Draagvlak versus kennis vogelverstoring

Hoewel er een hoge mate van draagvlak onder alle bezoekers is om vogelverstoring te beperken blijkt uit de resultaten dat het hen aan kennis ontbreekt. Ze zijn zich vaak niet bewust van hun eigen onbewust verstorende gedrag op vogels. ‘Wat is verstoring en wat kan ik eraan doen?’ zijn belangrijke vragen die nu nog onbeantwoord zijn voor Waddenbezoekers. Een belangrijke aanbeveling vanuit dit onderzoek is dan ook dit gat tussen draagvlak en kennis te dichten door informatievoorziening te vergroten en bij voorkeur toe te spitsen op de vijf typen bezoekers.

Positieve, laagdrempelige publiekscampagne is gewenst

Saillant detail uit de nulmeting is dat bezoekers wel aangeven meer informatie te willen ontvangen over vogelverstoring, maar in mindere mate bereid zijn daarvoor hun eigen gedrag aan te passen. Eigen gedrag beoordelen ze minder verstorend dan het gedrag van een ander. Omdat ze wel een bepaalde, positieve band voelen met het Waddengebied is een belangrijke aanbeveling uit het onderzoek om een goede balans te vinden tussen de juiste informatievoorziening en de toon waarop dit wordt gecommuniceerd. Bezoekers moeten niet het gevoel hebben dat het handelingsperspectief complex is en veel van ze vraagt. Want inmiddels weten we: zelfs met kleine handelingen kunnen grootse vogelverstoringen worden voorkomen.

De resultaten van de nulmetingen onder bewoners en ondernemers volgen later in 2022 en de effectmetingen van informatievoorziening op draagvlak en bewustwording zullen waarschijnlijk in 2023 worden uitgevoerd.

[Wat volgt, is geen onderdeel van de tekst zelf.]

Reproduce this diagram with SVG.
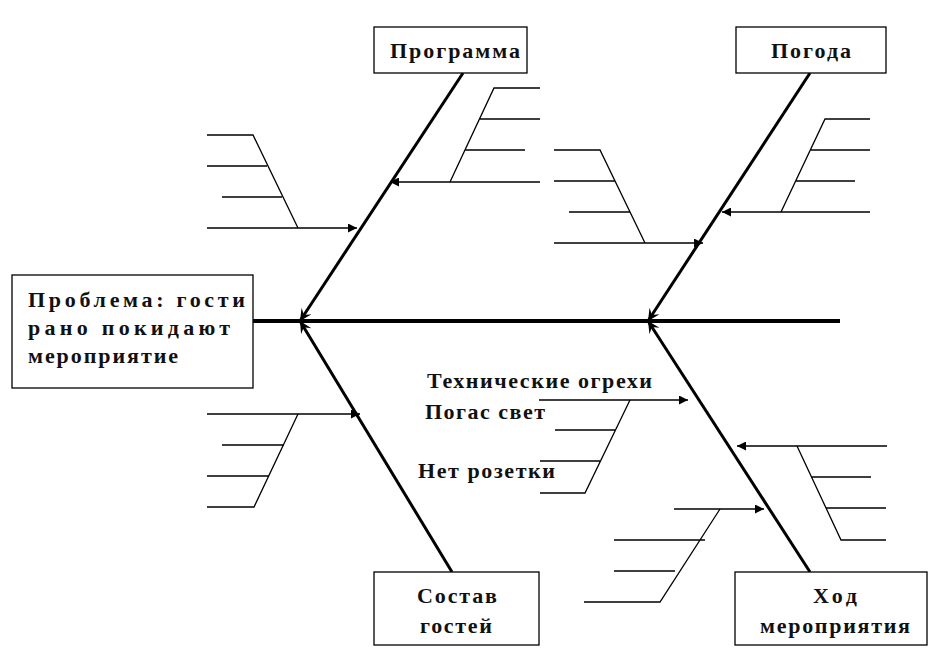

In het meerjarige samenwerkingsprogramma ‘Wij&Wadvogels’ werken Het Groninger Landschap, It Fryske Gea, Landschap Noord-Holland, Natuurmonumenten, Rijksuniversiteit Groningen, Staatsbosbeheer, The Fieldwork Company, Vogelbescherming Nederland en de Waddenvereniging aan het herstel van gezonde vogelpopulaties in het Waddengebied. ‘Wij&Wadvogels’ wordt mogelijk gemaakt door het Waddenfonds, het ministerie van LNV en de drie Waddenprovincies.